Brief history: Cat gets in box all the time... ALL the time...
Thing 1: Cali's gunna kill you.
Tart: Peeks into living room
(Thing 2 is sitting in the box)
Tart: Stay there.
Thing 2: NO! You're going to take a picture!
Tart: Don't move!
Thing 2: No way!
Tart: Why not?
Thing 2: Because you wouldn't take me to Meijer.
Tart: Come with N. and I tonight. Now get in the box.
(as you can see, he cooperated)
On Dog Walking
Thing 1: Look at dad, he looks like a dufus,Tart and Thing 2 *come to window and look out*
HWMNBNOTI is in front with the dog, ready for a walk.
Thing 1: Look at that hat.
(hat is knitted hat with ear flaps)
*HWMNBNOTI starts walking*
Joel *sits in front yard*
*HWMNBNOTI keeps walking*
Joel keeps sitting
Thing 1: Dad's clear down the blockJoel keeps sitting
*Tart and Thing 2 lean to look down street*
(HWMNBNOTI is out of site)
(Joel has walked clear to the neighbors front yard)
Thing 1: Why does dad keep going?
Tart: He needs to put Joel on a leash.
Thing 2: He tried that. You literally have to drag him. He just sits there.
Thing 1: Dad's still going.
(Joel is still sitting in front of neighbor's house)
Thing 1: Finally. Dad turned around.
(Joel sees this and turns back toward the house)
Thing 1: No wonder Joel's fat.
On Trip to Target
Thing 1: Can I drive?
Tart: yup *grabs keys and glasses * (I'm near sighted)
Thing 1 *reaches and grabs end of glasses *
Thing 1: Oh, sorry. *grabs keys *
Thing 2: Shotgun!
Tart: Uh... no.
Thing 1: Where is the... erm...
Tart *shows Thing 1 the windshield wiper options*
*Thing 1 backs out*
Thing 2: Does it bother you that I don't feel safe?
Thing 1: No. Get used to it. When I get my license, I'll be the one driving you places.

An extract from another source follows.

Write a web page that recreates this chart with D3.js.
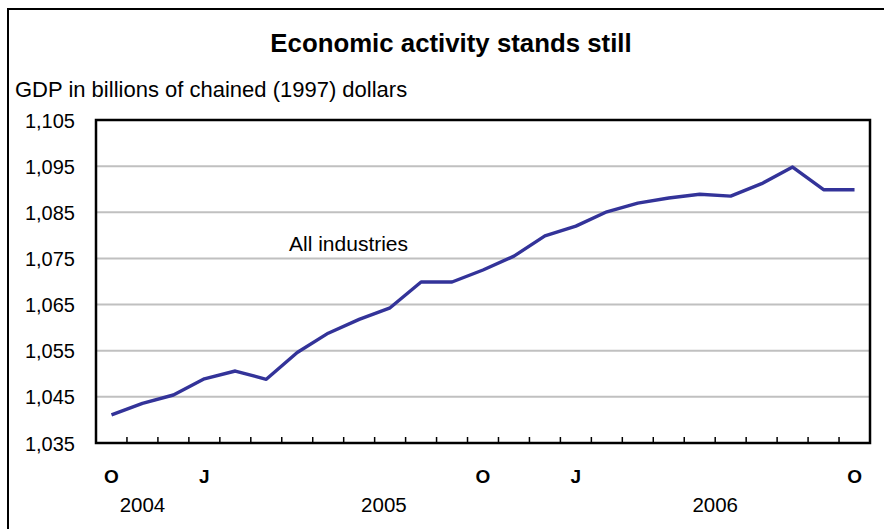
<!DOCTYPE html>
<html>
<head>
<meta charset="utf-8">
<script src="https://cdn.jsdelivr.net/npm/d3@7"></script>
<style>
  body { margin: 0; background: #fff; }
  text { font-family: "Liberation Sans", Arial, sans-serif; fill: #000; }
</style>
</head>
<body>
<div class="chart"></div>
<script>
// datos: PIB mensual, oct 2004 - oct 2006
const months = ["O","N","D","J","F","M","A","M","J","J","A","S","O","N","D","J","F","M","A","M","J","J","A","S","O"];
const gdp = [1041.1, 1043.6, 1045.4, 1048.9, 1050.6, 1048.8, 1054.6, 1058.8, 1061.8, 1064.3,
             1069.9, 1069.9, 1072.5, 1075.5, 1079.9, 1082.0, 1085.1, 1087.0, 1088.1, 1088.9,
             1088.5, 1091.2, 1094.8, 1089.9, 1089.9];
const shownMonths = [0, 3, 12, 15, 24];          // meses con etiqueta (O, J, O, J, O)
const years = ["2004", "2005", "2006"];
const yearAt = [1, 8.8, 19.5];                   // posicion (en indice de mes) de cada año
const yTicks = [1035, 1045, 1055, 1065, 1075, 1085, 1095, 1105];

document.addEventListener("DOMContentLoaded", function() {
  const W = 884, H = 529;
  const margin = {left: 96, right: 14, top: 120, bottom: 86};

  const svg = d3.select(".chart").append("svg")
    .attr("width", W)
    .attr("height", H);

  // marco exterior
  svg.append("rect")
    .attr("x", 8).attr("y", 9)
    .attr("width", W).attr("height", H)
    .attr("fill", "none").attr("stroke", "#000").attr("stroke-width", 2);

  svg.append("text")
    .attr("x", 451).attr("y", 52)
    .attr("text-anchor", "middle")
    .attr("font-size", 25.8).attr("font-weight", "bold")
    .text("Economic activity stands still");

  svg.append("text")
    .attr("x", 15).attr("y", 97)
    .attr("font-size", 22)
    .text("GDP in billions of chained (1997) dollars");

  const x = d3.scaleBand()
    .domain(d3.range(months.length))
    .range([margin.left, W - margin.right]);

  const y = d3.scaleLinear()
    .domain([1035, 1105])
    .range([H - margin.bottom, margin.top]);

  const mid = i => x(0) + x.step() * (i + 0.5);

  // lineas de la cuadricula
  svg.append("g")
    .selectAll("line")
    .data(yTicks.slice(1, -1))
    .enter()
    .append("line")
    .attr("x1", margin.left).attr("x2", W - margin.right)
    .attr("y1", d => y(d)).attr("y2", d => y(d))
    .attr("stroke", "#c0c0c0").attr("stroke-width", 2);

  // eje y: solo etiquetas
  const yAxis = svg.append("g")
    .attr("transform", "translate(" + (margin.left - 21) + ",0)")
    .call(d3.axisLeft(y).tickValues(yTicks).tickSize(0).tickFormat(d3.format(",")));
  yAxis.select(".domain").remove();
  yAxis.selectAll("text").attr("font-size", 20).attr("x", 0).attr("dy", "0.35em");

  // marcas del eje x entre categorias, hacia arriba
  svg.append("g")
    .selectAll("line")
    .data(d3.range(1, months.length))
    .enter()
    .append("line")
    .attr("x1", d => x(d)).attr("x2", d => x(d))
    .attr("y1", H - margin.bottom).attr("y2", H - margin.bottom - 6)
    .attr("stroke", "#000").attr("stroke-width", 1.5);

  const line = d3.line()
    .x((d, i) => mid(i))
    .y(d => y(d));

  svg.append("path")
    .datum(gdp)
    .attr("d", line)
    .attr("fill", "none")
    .attr("stroke", "#333399")
    .attr("stroke-width", 3.4)
    .attr("stroke-linejoin", "round");

  // marco del area del grafico
  svg.append("rect")
    .attr("x", margin.left).attr("y", margin.top)
    .attr("width", W - margin.left - margin.right)
    .attr("height", H - margin.top - margin.bottom)
    .attr("fill", "none").attr("stroke", "#000").attr("stroke-width", 2.5);

  svg.append("text")
    .attr("x", 289).attr("y", 251)
    .attr("font-size", 21)
    .text("All industries");

  svg.append("g")
    .selectAll("text")
    .data(shownMonths)
    .enter()
    .append("text")
    .attr("x", d => mid(d)).attr("y", 483)
    .attr("text-anchor", "middle")
    .attr("font-size", 19).attr("font-weight", "bold")
    .text(d => months[d]);

  svg.append("g")
    .selectAll("text")
    .data(years)
    .enter()
    .append("text")
    .attr("x", (d, i) => mid(yearAt[i])).attr("y", 512)
    .attr("text-anchor", "middle")
    .attr("font-size", 20.5)
    .text(d => d);
});
</script>
</body>
</html>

Thing 2: So mom and dad can just sit at home
Tart *rolls eyes* *savors idea of not having to run errands*
(drive a couple blocks)
Thing 2 *does something obnoxious*
Tart: *Reprimands* Never distract your sister while she's driving.

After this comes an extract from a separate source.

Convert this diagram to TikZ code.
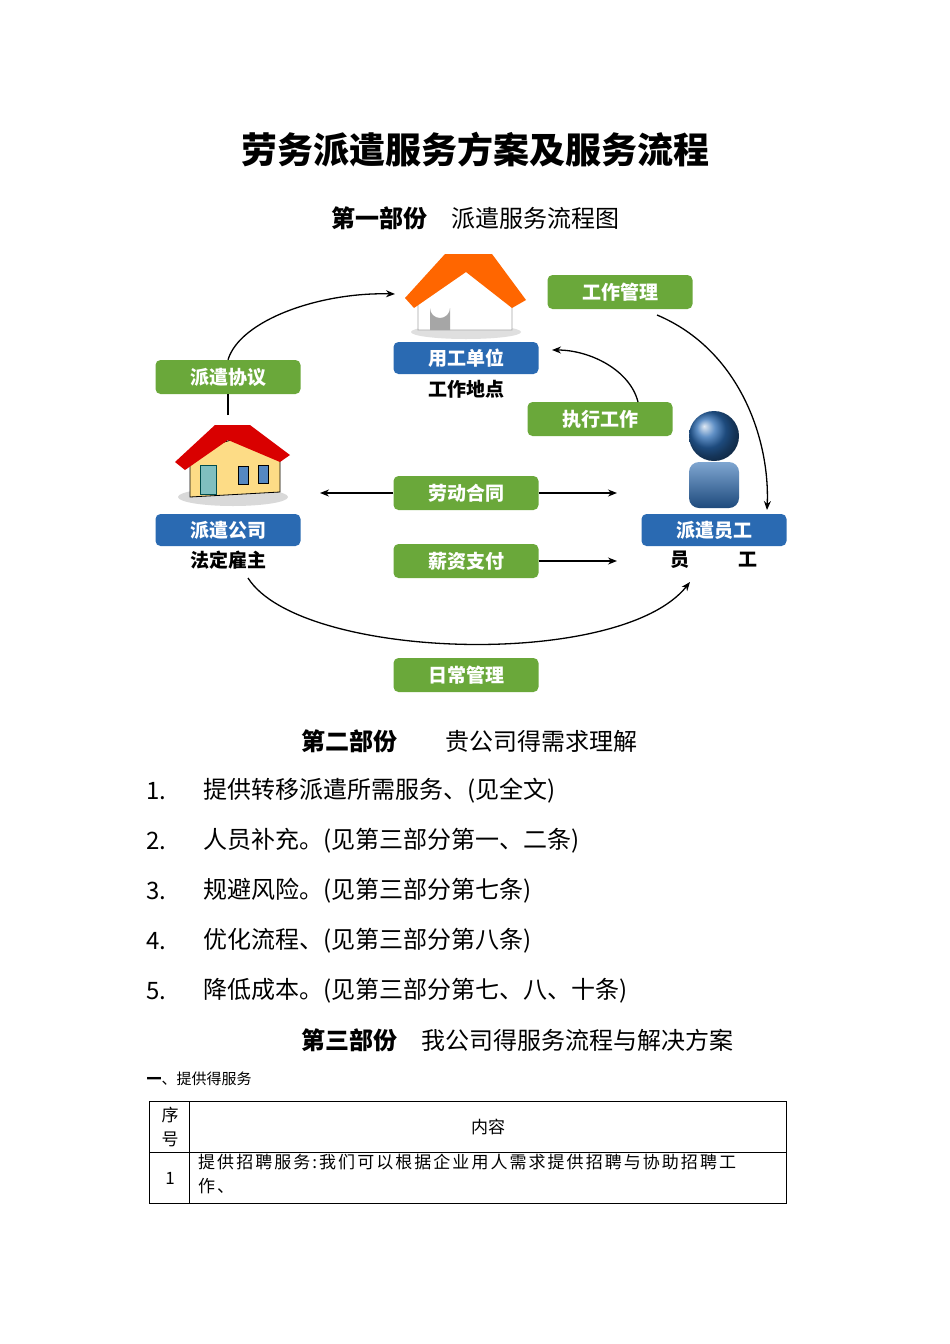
\documentclass[tikz,border=0pt]{standalone}
\usepackage{fontspec}
\setmainfont{Noto Sans CJK SC}
\usetikzlibrary{arrows.meta}
\definecolor{gbox}{HTML}{6AA83A}
\definecolor{bbox}{HTML}{2A6AB2}
\tikzset{
 gnode/.style={rounded corners=5pt,fill=gbox,text=white,font=\fontsize{19}{22}\selectfont\bfseries,minimum width=145pt,minimum height=34pt},
 bnode/.style={rounded corners=5pt,fill=bbox,text=white,font=\fontsize{19}{22}\selectfont\bfseries,minimum width=145pt,minimum height=32pt},
 klab/.style={font=\fontsize{19}{22}\selectfont\bfseries},
 arr/.style={-{Stealth[length=9pt,width=7pt]},line width=1.3pt},
 body/.style={font=\fontsize{24}{28}\selectfont,anchor=west},
}
\begin{document}
\begin{tikzpicture}[x=1pt,y=-1pt]
\useasboundingbox[fill=white] (0,0) rectangle (950,1344);
\node[font=\fontsize{36}{40}\selectfont\bfseries] (title) at (475,150) {劳务派遣服务方案及服务流程};
\node[font=\fontsize{24}{28}\selectfont] (p1) at (475,218) {\textbf{第一部份}\quad 派遣服务流程图};
% top house
\fill[gray!25] (466,332) ellipse (55 and 7);
\fill[white,draw=gray!70,line width=0.8pt] (418,290) -- (418,330) -- (512,330) -- (512,292) -- (466,262) -- cycle;
\fill[orange!80!red] (405,298) -- (445,254) -- (492,254) -- (526,300) -- (512,308) -- (466,272) -- (414,308) -- cycle;
\fill[gray!70] (430,330) -- (430,308) arc (180:0:10) -- (450,330) -- cycle;
% left house
\fill[gray!30] (233,497) ellipse (55 and 9);
\fill[yellow!45!orange!45,draw=black,line width=0.8pt] (190,452) -- (190,497) -- (280,492) -- (280,455) -- (238,438) -- cycle;
\fill[red!85!black] (175,462) -- (215,425) -- (250,425) -- (290,455) -- (280,462) -- (228,440) -- (185,470) -- cycle;
\fill[teal!50,draw=teal!60!black] (200,494) rectangle (216,465);
\fill[bbox!80,draw=black] (238,484) rectangle (248,466);
\fill[bbox!80,draw=black] (258,483) rectangle (268,465);
% person
\shade[ball color=bbox] (714,436) circle (25);
\shade[top color=bbox!60,bottom color=bbox!70!black,rounded corners=10pt] (689,462) rectangle (739,508);
% boxes
\node[gnode] (xy) at (228,377) {派遣协议};
\node[gnode] (gl) at (620,292) {工作管理};
\node[gnode] (zx) at (600,419) {执行工作};
\node[gnode] (ht) at (466,493) {劳动合同};
\node[gnode] (xz) at (466,561) {薪资支付};
\node[gnode] (rc) at (466,675) {日常管理};
\node[bnode] (yg) at (466,358) {用工单位};
\node[bnode] (pq) at (228,530) {派遣公司};
\node[bnode] (yy) at (714,530) {派遣员工};
\node[klab] (dd) at (466,389) {工作地点};
\node[klab] (gz) at (228,560) {法定雇主};
\node[klab] (y1) at (680,560) {员};
\node[klab] (y2) at (748,560) {工};
\coordinate (hl) at (228,415);
\coordinate (ht1) at (395,294);
\coordinate (la) at (320,493);
\coordinate (ra) at (617,493);
\coordinate (rb) at (617,561);
\coordinate (gs) at (657,315);
\coordinate (ge) at (767,510);
\coordinate (zs) at (638,402);
\coordinate (ze) at (552,350);
\coordinate (rs) at (248,578);
\coordinate (re) at (690,582);
\draw[line width=1.3pt] (hl) -- (xy.south);
\draw[arr] (xy.north) .. controls (240,320) and (320,292) .. (ht1);
\draw[arr] (gs) .. controls (740,350) and (770,440) .. (ge);
\draw[arr] (zs) .. controls (630,370) and (590,350) .. (ze);
\draw[arr] (ht.west) -- (la);
\draw[arr] (ht.east) -- (ra);
\draw[arr] (xz.east) -- (rb);
\draw[arr] (rs) .. controls (300,660) and (620,670) .. (re);
% text
\node[font=\fontsize{24}{28}\selectfont,anchor=west] (p2) at (298,741) {\textbf{第二部份}\qquad 贵公司得需求理解};
\foreach \n/\t [count=\i] in {1./提供转移派遣所需服务、(见全文), 2./人员补充。(见第三部分第一、二条), 3./规避风险。(见第三部分第七条), 4./优化流程、(见第三部分第八条), 5./降低成本。(见第三部分第七、八、十条)}{
  \node[body] (n\i) at (143,741+50*\i) {\n};
  \node[body] (t\i) at (200,741+50*\i) {\t};
}
\node[font=\fontsize{24}{28}\selectfont,anchor=west] (p3) at (298,1040) {\textbf{第三部份}\quad 我公司得服务流程与解决方案};
\node[font=\fontsize{15}{18}\selectfont,anchor=west] (s1) at (143,1079) {\textbf{一}、提供得服务};
\draw[line width=0.8pt] (149,1101) rectangle (786,1203);
\draw[line width=0.8pt] (189,1101) -- (189,1203);
\draw[line width=0.8pt] (149,1152) -- (786,1152);
\node[font=\fontsize{17}{24}\selectfont,align=center] (c1) at (170,1127) {序\\号};
\node[font=\fontsize{17}{20}\selectfont] (c2) at (488,1127) {内容};
\node[font=\fontsize{17}{20}\selectfont] (c3) at (170,1178) {1};
\node[font=\fontsize{17}{24}\selectfont,anchor=north west,align=left,inner sep=0pt] (c4) at (198,1154) {\addfontfeature{LetterSpace=12}提供招聘服务:我们可以根据企业用人需求提供招聘与协助招聘工\\\addfontfeature{LetterSpace=12}作、};
\end{tikzpicture}
\end{document}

Thing 2: What if I'm 40 and I've broken my leg and I'm screaming in pain. Can I do that?
Thing 1: Silver one. (slug bug, that is)
Thing 1: Can I have a doughnut?
Thing 2: I brought money for a doughnut.
Tart: I'll buy you each a doughnut.
(we then meet as I come out of the booze aisle)
Tart: You can each pick a 2 liter pop—no caffeine (weekend starts tomorrow and I know we're out).
(Thing 1 picks red-pop—a delicacy unheard of on the west coast. Thing 2 picks Cream Soda)
Tart: You like Cream Soda?
Thing 1: Everybody in our family likes Cream Soda. (how did I not know this?)
Thing 2: Oh, oh oh oh... Can we get like 900 bags of jelly beans?
Thing 1: Yuck! There's only like one good flavor.
(Jelly bean debate ensues until....)
Things in unison: Oh oh oh oh oh... Can we get cream eggs?
Tart: One each. Get me one too.
(at check out)
Tart: *rushes to open check out * (woman behind has cart pushed into our space)
Thing 1: Way to not leave any room!
Tart *mortified* *scolds*
Thing 1 *mortified* I meant you! I was talking to you! (lady had moved her cart) Now I feel like a jerk!
(we walk out)
Thing 1: You know he has to run like that or his pants will fall down.
Tart: It's true.
Thing 2: What was that?
Tart: *explains to son about olden days when people pulled their pants up*
There is a kerfuffle walking in as Thing 2 is trying to squeeze between Thing 1 and I, claiming if he walks behind us, he has to step on our heels(Thing 2 has gone to get iPod headphones. I am standing in front of dressing room waiting for Thing 1)
Thing 2 *finds me and approaches with strange side-stepping thing *
Tart: You're a strange child.
Thing 2 *singing* Cuz your friends don't dance and if they don't dance then they're... no friends of mine.
Tart *snort *
(Thing 1 comes out)
Tart: Men's section?
So none of that looks as amusing as it seemed at the time. I laughed quite a bit, but my memory stinks... I suppose if we survive a trip to Target with all three of us and I come away laughing, I can call it a win.
Anyone find odd bonding moments with your kids lately? And HAVE A GREAT WEEKEND!